The beauty of being a mediocre writer is that mediocre writers aren't constrained by traditional rules of logic. Angry people just don't expect the kind of justified inferences and careful reasoning that characterizes more polished work. 

The key is to make non sequitur sound logical. Take this example from Matt Walsh's blog: according to Walsh, allowing people to vote without paying taxes is a form of "taxation without representation." See what he did there? (Hint: representation without taxation and taxation without representation are not at all the same thing.) 

Once a mediocre writer breaks the shackles of reason, he will be amazed at the creative arguments that he can make.

4. Use insults.  Insults serve as a suitable substitute for logic as a centerpiece of a mediocre writer's work. If you were bullied in junior high, a blog can be a great place to vent all the rage that you've been suppressing. Matt Walsh, by all appearances, was picked on by the gay, feminist, and liberal bullies at his school, and now uses his blog to compile all of the feisty comebacks that would have earned him a swirly in 2001.

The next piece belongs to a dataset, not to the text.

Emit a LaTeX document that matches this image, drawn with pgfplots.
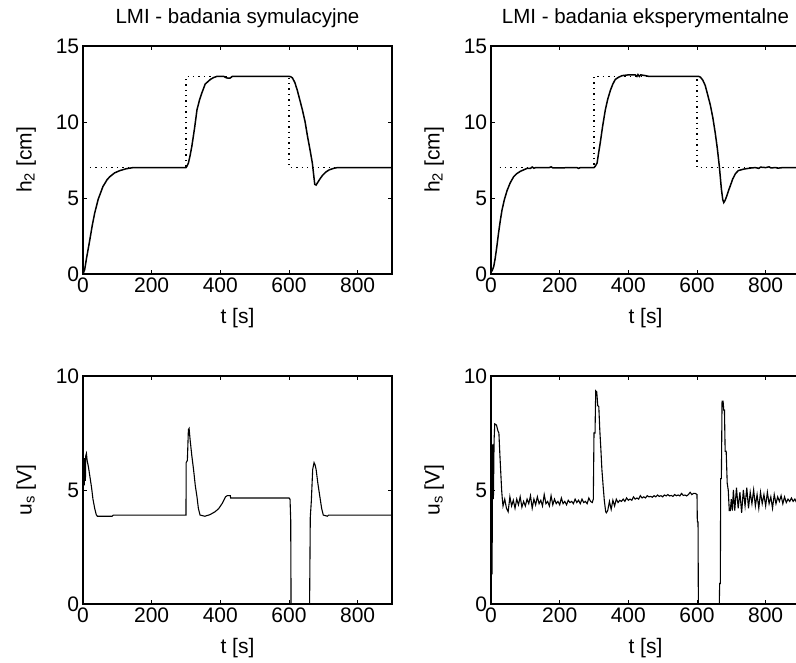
\documentclass[border=0pt]{standalone}
\usepackage{fontspec}
\setmainfont{Liberation Sans}
\usepackage{pgfplots}
\pgfplotsset{compat=1.18}
\pgfplotsset{
  mstyle/.style={
    scale only axis, width=309pt, height=228pt,
    xmin=0, xmax=900, xtick={0,200,400,600,800},
    tick align=inside, tick pos=both, major tick length=4pt,
    every axis/.append style={line width=1.1pt},
    tick style={line width=0.9pt, black},
    /pgf/number format/assume math mode=true,
    tick label style={font=\fontsize{21}{25}\selectfont},
    label style={font=\fontsize{21}{25}\selectfont},
    title style={font=\fontsize{20.5}{25}\selectfont, at={(axis description cs:0.5,1)}, anchor=base, yshift=16pt},
    xlabel={t [s]},
    xlabel style={at={(axis description cs:0.5,0)}, anchor=center, yshift=-44pt},
    ylabel style={at={(axis description cs:-0.184,0.5)}, anchor=center},
    clip=true,
    cycle list={{black, line width=1.5pt, no markers, sharp plot}},
  },
  sp/.style={black, line width=1.4pt, dash pattern={on 1.4pt off 4pt}},
}
\begin{document}
\begin{tikzpicture}
\useasboundingbox (0,0) rectangle (796pt,662pt);
\clip (0,0) rectangle (796pt,662pt);
% top left
\begin{axis}[mstyle, at={(83pt,388pt)}, anchor=south west, ymin=0, ymax=15, ytick={0,5,10,15},
  title={LMI - badania symulacyjne}, ylabel={h\textsubscript{2} [cm]}]
\addplot[sp] coordinates {(20,7) (300,7) (300,13) (600,13) (600,7) (900,7)};
\addplot coordinates {(0,0) (5,0.3) (10,1.0) (19.5,2.2) (27,3.2) (34,4.0) (44,4.9) (58,5.75) (70,6.2) (78,6.4) (92,6.65) (107,6.8) (125,6.92) (146,7.0) (300,7.0) (303,7.1) (307,7.3) (312,7.8) (317,8.4) (325,9.6) (332,10.8) (340,11.5) (346,11.9) (356,12.5) (371,12.8) (380,12.92) (390,13.0) (410,13.0) (418,12.9) (428,12.88) (435,13.0) (600,13.0) (605,12.98) (610,12.9) (617,12.6) (624,12.1) (631,11.5) (639,10.8) (647,10.0) (654,9.05) (661,8.2) (668,7.3) (672,6.5) (675,5.9) (679,5.85) (683,6.0) (690,6.25) (698,6.5) (707,6.7) (717,6.85) (730,6.95) (741,7.0) (900,7.0)};
\end{axis}
% top right
\begin{axis}[mstyle, at={(491pt,388pt)}, anchor=south west, ymin=0, ymax=15, ytick={0,5,10,15},
  title={LMI - badania eksperymentalne}, ylabel={h\textsubscript{2} [cm]}]
\addplot[sp] coordinates {(25,7) (300,7) (300,13) (600,13) (600,7) (900,7)};
\addplot coordinates {(0,0.2) (3,0.2) (8,0.5) (12,1.0) (17,1.8) (22,2.7) (27,3.5) (32,4.2) (39,4.9) (47,5.5) (56,6.0) (66,6.4) (75,6.6) (85,6.75) (95,6.85) (105,6.95) (115,6.95) (120,7.04) (125,6.96) (130,7.0) (170,7.0) (175,7.05) (180,6.98) (250,7.0) (255,6.95) (260,7.0) (300,7.0) (304,7.1) (309,7.3) (313,7.9) (318,8.6) (325,9.7) (333,10.8) (340,11.5) (348,12.1) (355,12.5) (362,12.8) (372,12.95) (382,13.05) (400,13.1) (420,13.1) (425,13.0) (428,13.12) (432,13.0) (436,13.1) (450,13.05) (460,13.0) (600,13.0) (605,13.0) (610,12.95) (617,12.75) (624,12.4) (631,11.8) (639,11.1) (646,10.3) (653,9.3) (659,8.3) (665,7.1) (671,5.6) (675,4.9) (678,4.7) (682,4.85) (687,5.15) (692,5.5) (697,5.8) (704,6.25) (712,6.6) (720,6.8) (736,6.9) (750,6.95) (760,6.98) (770,7.0) (780,6.95) (785,7.03) (800,7.0) (810,7.05) (815,6.98) (830,7.0) (835,6.96) (850,7.0) (900,7.0)};
\end{axis}
% bottom left
\begin{axis}[mstyle, at={(83pt,58pt)}, anchor=south west, ymin=0, ymax=10, ytick={0,5,10},
  ylabel={u\textsubscript{s} [V]}]
\addplot coordinates {(0,5.0) (2,6.3) (4,5.2) (5,6.4) (7,5.4) (8,6.5) (10,6.6) (12,6.3) (16,6.0) (20,5.6) (25,5.1) (29,4.6) (34,4.2) (39,3.9) (42,3.85) (85,3.85) (88,3.9) (300,3.9) (300.5,6.2) (304,6.3) (307,7.65) (309,7.7) (312,7.2) (317,6.5) (322,5.9) (327,5.2) (332,4.7) (336,4.2) (341,3.9) (355,3.85) (370,3.92) (385,4.05) (395,4.18) (405,4.4) (410,4.55) (415,4.7) (420,4.75) (429,4.75) (430,4.65) (600,4.65) (603,4.6) (605,3.7) (606,0) (660,0) (662,3.8) (665,4.5) (669,5.9) (673,6.2) (676,6.1) (679,5.9) (684,5.3) (690,4.7) (695,4.2) (700,3.9) (712,3.85) (715,3.9) (900,3.9)};
\end{axis}
% bottom right
\begin{axis}[mstyle, at={(491pt,58pt)}, anchor=south west, ymin=0, ymax=10, ytick={0,5,10},
  ylabel={u\textsubscript{s} [V]}]
\addplot coordinates {(0,1.3) (2,4.6) (3,1.3) (5,7.0) (7,4.6) (9,7.2) (11,7.9) (16,7.85) (20,7.6) (23,7.5) (26,6.5) (28,5.9) (31,5.0) (33,4.6)
(35,4.3) (40,4.6) (45,4.2) (50,4.05) (55,4.7) (60,4.3) (65,4.55) (70,4.2) (75,4.6) (80,4.35) (85,4.7) (90,4.25) (95,4.5) (100,4.3) (105,4.6) (110,4.4) (115,4.75) (120,4.2) (125,4.6) (130,4.35) (135,4.7) (140,4.4) (145,4.55) (150,4.3) (155,4.8) (160,4.4) (165,4.5) (170,4.3) (175,4.75) (180,4.35) (185,4.6) (190,4.4) (195,4.5) (200,4.35) (205,4.65) (210,4.4) (215,4.5) (220,4.35) (225,4.55) (230,4.45) (235,4.5) (240,4.4) (245,4.6) (250,4.45) (255,4.55) (260,4.4) (265,4.6) (270,4.45) (275,4.5) (280,4.4) (285,4.65) (290,4.5) (295,4.45) (298,4.6)
(300,7.5) (303,7.5) (305,9.35) (308,9.3) (311,8.7) (314,8.65) (317,7.6) (320,6.8) (323,5.9) (327,5.1) (330,4.55) (334,4.05) (336,4.0)
(340,4.1) (345,4.5) (350,4.15) (355,4.55) (360,4.3) (365,4.6) (370,4.45) (375,4.55) (380,4.5) (385,4.6) (390,4.5) (395,4.65) (400,4.55) (405,4.6) (410,4.55) (415,4.7) (420,4.6) (425,4.65) (430,4.6) (435,4.75) (440,4.65) (445,4.7) (450,4.65) (455,4.75) (460,4.7) (465,4.72) (470,4.68) (475,4.75) (480,4.7) (485,4.78) (490,4.72) (495,4.75) (500,4.7) (505,4.78) (510,4.74) (515,4.8) (520,4.74) (525,4.76) (530,4.72) (535,4.8) (540,4.75) (545,4.78) (550,4.74) (555,4.85) (560,4.76) (565,4.78) (570,4.74) (575,4.8) (580,4.9) (585,4.8) (590,4.85) (595,4.85) (600,4.8)
(601,3.6) (603,3.6) (604,0) (665,0) (666,0.9) (668,0.9) (669,5.5) (671,5.5) (673,8.9) (676,8.9) (678,8.5) (680,8.5) (682,6.7) (685,6.7) (688,5.3) (691,5.0) (694,4.1) (697,4.1)
(700,4.6) (703,4.1) (706,5.0) (710,4.1) (715,5.1) (720,4.2) (725,4.9) (730,4.0) (735,5.0) (740,4.3) (745,5.1) (750,4.2) (755,4.9) (760,4.4) (765,5.0) (770,4.3) (775,4.8) (780,4.2) (785,4.9) (790,4.4) (795,4.8) (800,4.3) (805,4.9) (810,4.4) (815,4.7) (820,4.2) (825,4.8) (830,4.4) (835,4.7) (840,4.5) (845,4.75) (850,4.4) (855,4.7) (860,4.45) (865,4.6) (870,4.5) (875,4.65) (880,4.5) (885,4.6) (890,4.45) (895,4.6) (900,4.5)};
\end{axis}
\end{tikzpicture}
\end{document}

6. Talk about Jesus a lot. A mediocre writer can effectively camouflage questionable logic by claiming to have the savior of mankind on his side. 

Also, picking on liberals can feel a little unwholesome after awhile, even for angry people. So the mediocre writer should throw in enough Jesus-talk for the audience to feel that its indignation is of the righteous variety.

5. Use hyperbole. Mediocre writers use this a lot. So use it until your readers' heads explode.